Description
A traditional Yorkshire Fat Rascal recipe golden, buttery, and packed with currants, citrus zest, and a signature smiling face.
Ingredients
2 cups self-rising flour
1 tsp ground cinnamon
1/2 tsp ground nutmeg
1/2 cup cold unsalted butter, cubed
1/4 cup granulated sugar
1/4 cup mixed dried fruit (currants, raisins)
1 tbsp candied citrus peel, chopped
Zest of 1 orange
1 large egg
3 tbsp whole milk
6 glacé cherries (for decoration)
Strips of candied peel (for smile decoration)
1 egg yolk (for egg wash)
Instructions
1. Preheat oven to 400°F (200°C) and line a baking tray with parchment paper.

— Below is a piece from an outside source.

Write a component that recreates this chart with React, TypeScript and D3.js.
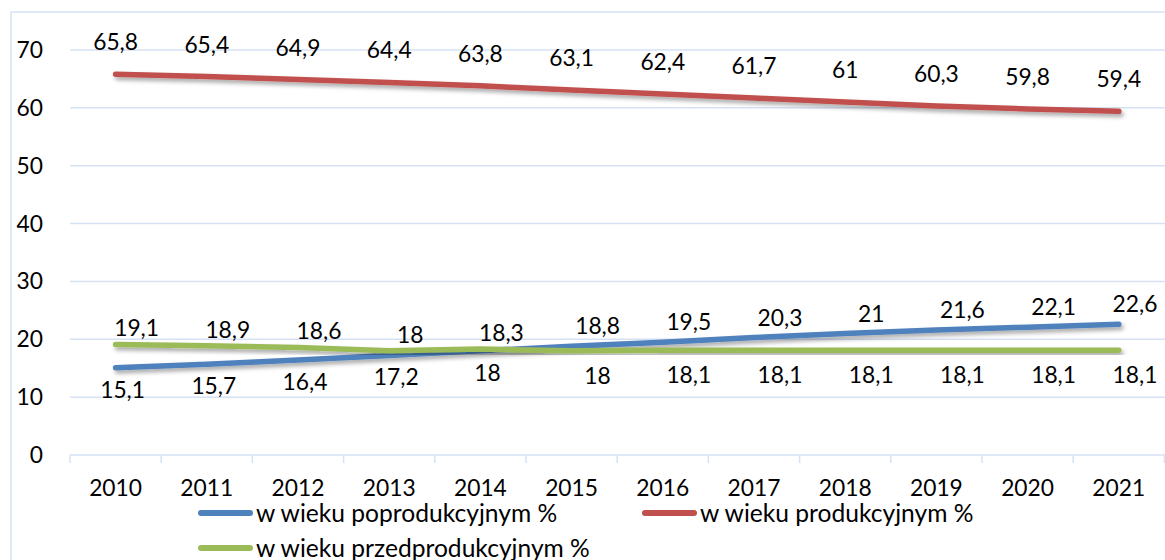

2. In a large bowl, mix flour, cinnamon, and nutmeg.
3. Rub in butter until mixture resembles breadcrumbs.
4. Stir in sugar, dried fruit, citrus peel, and orange zest.
5. Beat the egg with milk and add to the dry ingredients. Mix to form a soft but not sticky dough.
6. Divide into 4–6 rounds, flatten slightly, and place on baking sheet.
7. Decorate each with two glacé cherry halves (eyes) and a smile of citrus peel.
8. Brush tops with egg yolk for golden finish.
9. Bake for 15–18 minutes until golden and firm.
10. Cool slightly and enjoy warm.
Notes
Best served warm with tea.
Store in airtight container for up to 3 days.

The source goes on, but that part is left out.